Happily, Getty was able to secure one of the best possible sonic showcases for his music. Recorded by Polyhymnia using the DSD (Direct Stream Digital) recording process developed by Sony, the sound, even in two-channel, is so far superior to almost every conventionally recorded orchestral or instrumental disc I’ve reviewed for SFCV in the past year as to raise the question, why don’t other record companies take advantage of this technology. The sense of orchestral depth and resonance in what seem like a large concert hall – in reality Air Lyndhurst Studios, Hampstead, London – is demonstration class.

Getty’s melodic, tonally conservative potpourri begins with the 12-minute Overture to “Plump Jack,” a two-act opera that the San Francisco Symphony premiered in a concert production in 1987. Since played by major orchestras in Los Angeles, London, Spoleto (Italy), Aspen, Puerto Rico, New Mexico, and Mazatlán (Mexico), the opera depicts the Falstaff of Shakespeare’s Henry IV and Henry V.

Getty writes, “The overture is a synopsis of the story, quoting scenes of Falstaffian high jinks and of courtly grief by turn, along with a few idyllic episodes, interrupted by occasional distant fanfares warning of the banishment.” It certainly has its share of rollicking moments, as well as an orchestral plushness that brings to mind the tone poems of Richard Strauss.

Jumping ahead two decades, the 12-movement Ancestor Suite was premiered in Moscow by the Russian National Orchestra in September 2009. The ballet score is loosely based on Edgar Allen Poe’s The Fall of the House of Usher. You’ll be hard put to hear Poe’s sinister menace and horror. This is far more the music of fairy tales, of characters waltzing and waltzing until they can waltz no more. To single out two of the movements, the lovely loneliness of Madeleine, and the wistfulness of Ewig Du, are especially pleasing.

The remaining shorter works are dominated by the five-movement Homework Suite.
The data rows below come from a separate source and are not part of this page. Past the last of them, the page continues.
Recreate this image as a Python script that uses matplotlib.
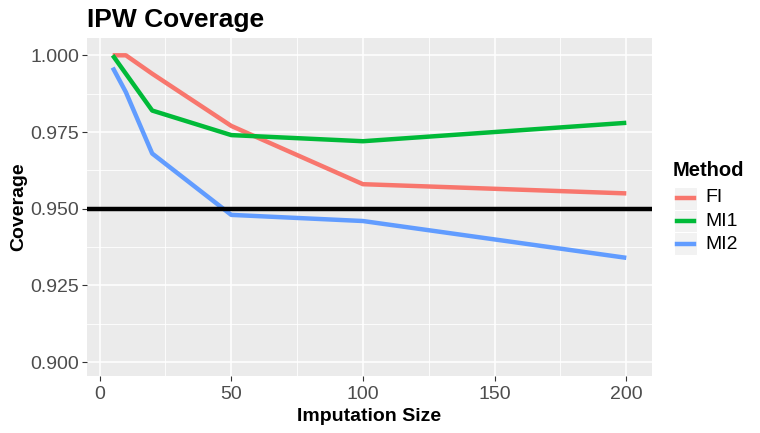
import matplotlib
matplotlib.use("Agg")
import matplotlib.pyplot as plt
from matplotlib.lines import Line2D
from matplotlib.patches import Rectangle

plt.rcParams['font.family'] = ['Liberation Sans', 'DejaVu Sans']

imputation_size = [5, 10, 20, 50, 100, 200]
fi = [1.000, 1.000, 0.994, 0.977, 0.958, 0.955]
mi1 = [1.000, 0.994, 0.982, 0.974, 0.972, 0.978]
mi2 = [0.996, 0.988, 0.968, 0.948, 0.946, 0.934]
methods = ["FI", "MI1", "MI2"]
colors = ["#F8766D", "#00BA38", "#619CFF"]
x_ticks = [0, 50, 100, 150, 200]
y_ticks = [0.900, 0.925, 0.950, 0.975, 1.000]
ref_line = 0.95

fig = plt.figure(figsize=(7.6, 4.33), dpi=100)
ax = fig.add_axes([87/760, 1-376/433, (652-87)/760, (376-37.5)/433])
ax.set_facecolor("#EBEBEB")
for s in ax.spines.values():
    s.set_visible(False)

# gridlines
for xv in [25, 75, 125, 175]:
    ax.axvline(xv, color="white", lw=0.6, zorder=0)
for yv in [0.9125, 0.9375, 0.9625, 0.9875]:
    ax.axhline(yv, color="white", lw=0.6, zorder=0)
for xv in x_ticks:
    ax.axvline(xv, color="white", lw=1.1, zorder=0)
for yv in y_ticks:
    ax.axhline(yv, color="white", lw=1.1, zorder=0)

for vals, c in zip([fi, mi1, mi2], colors):
    ax.plot(imputation_size, vals, color=c, lw=3.2, solid_capstyle="butt", zorder=2)
ax.axhline(ref_line, color="black", lw=3.2, zorder=3)

ax.set_xlim(-4.75, 209.75)
ax.set_ylim(0.8955, 1.0058)
ax.set_xticks(x_ticks)
ax.set_yticks(y_ticks)
ax.set_yticklabels([f"{v:.3f}" for v in y_ticks])
ax.tick_params(axis="both", colors="#333333", labelcolor="#4D4D4D", labelsize=14,
               length=3.5, width=0.8, pad=2)
ax.tick_params(axis="x", pad=4)
ax.set_xlabel("Imputation Size", fontsize=14, fontweight="bold", labelpad=3)
ax.set_ylabel("Coverage", fontsize=14, fontweight="bold", labelpad=2)
fig.text(87/760, 1-20/433, "IPW Coverage", fontsize=19, fontweight="bold",
         ha="left", va="center")

# legend
fig.text(673/760, 1-171/433, "Method", fontsize=14.5, fontweight="bold", ha="left", va="center")
for i, (m, c) in enumerate(zip(methods, colors)):
    yc = 198 + i * 23
    fig.patches.append(Rectangle((674/760, 1-(yc+11.5)/433), 23/760, 23/433,
                                 transform=fig.transFigure, facecolor="#F2F2F2",
                                 edgecolor="white", lw=0.8))
    fig.lines.append(Line2D([677/760, 694/760], [1-yc/433, 1-yc/433],
                            transform=fig.transFigure, color=c, lw=3.2))
    fig.text(705/760, 1-yc/433, m, fontsize=14, ha="left", va="center")

fig.savefig("out.png", dpi=100)
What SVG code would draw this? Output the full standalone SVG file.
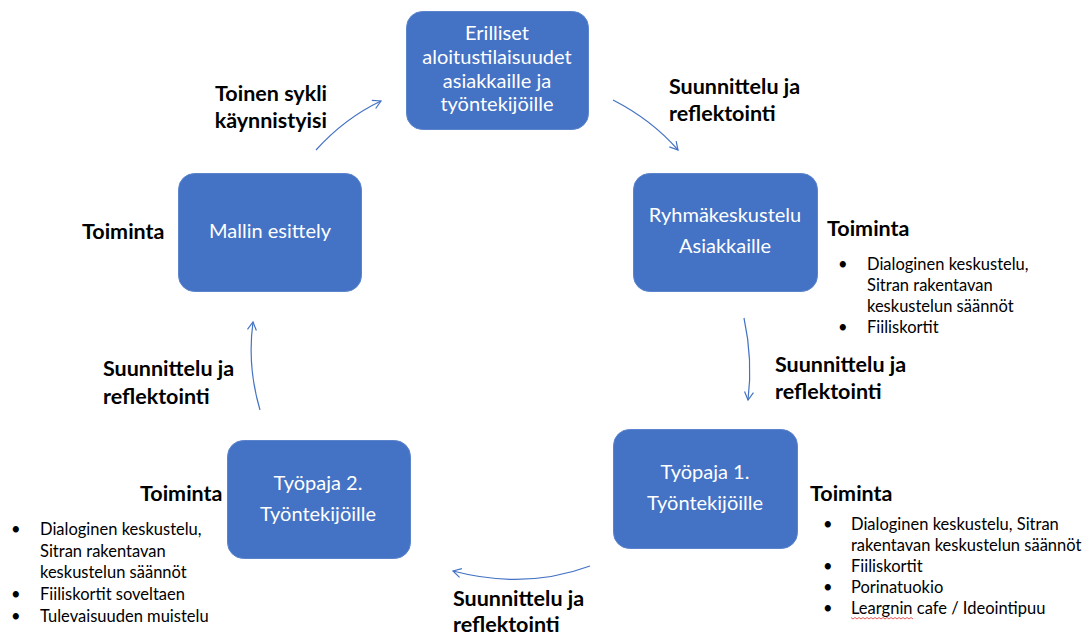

Initially composed for solo piano in 1964, when Getty was studying music theory at the San Francisco Conservatory of Music, it includes a short Berceuse (at 2:14, the longest movement in the suite) that is especially sweet.

As the disc ends with Raise the Colors, a lively C-major march for winds and percussion, the overriding impression of sometimes rollicking loveliness remains. Getty’s is the kind of genial music that, were you to hear it on the radio, you’d be tempted call the station to ask what you heard and where you can buy it.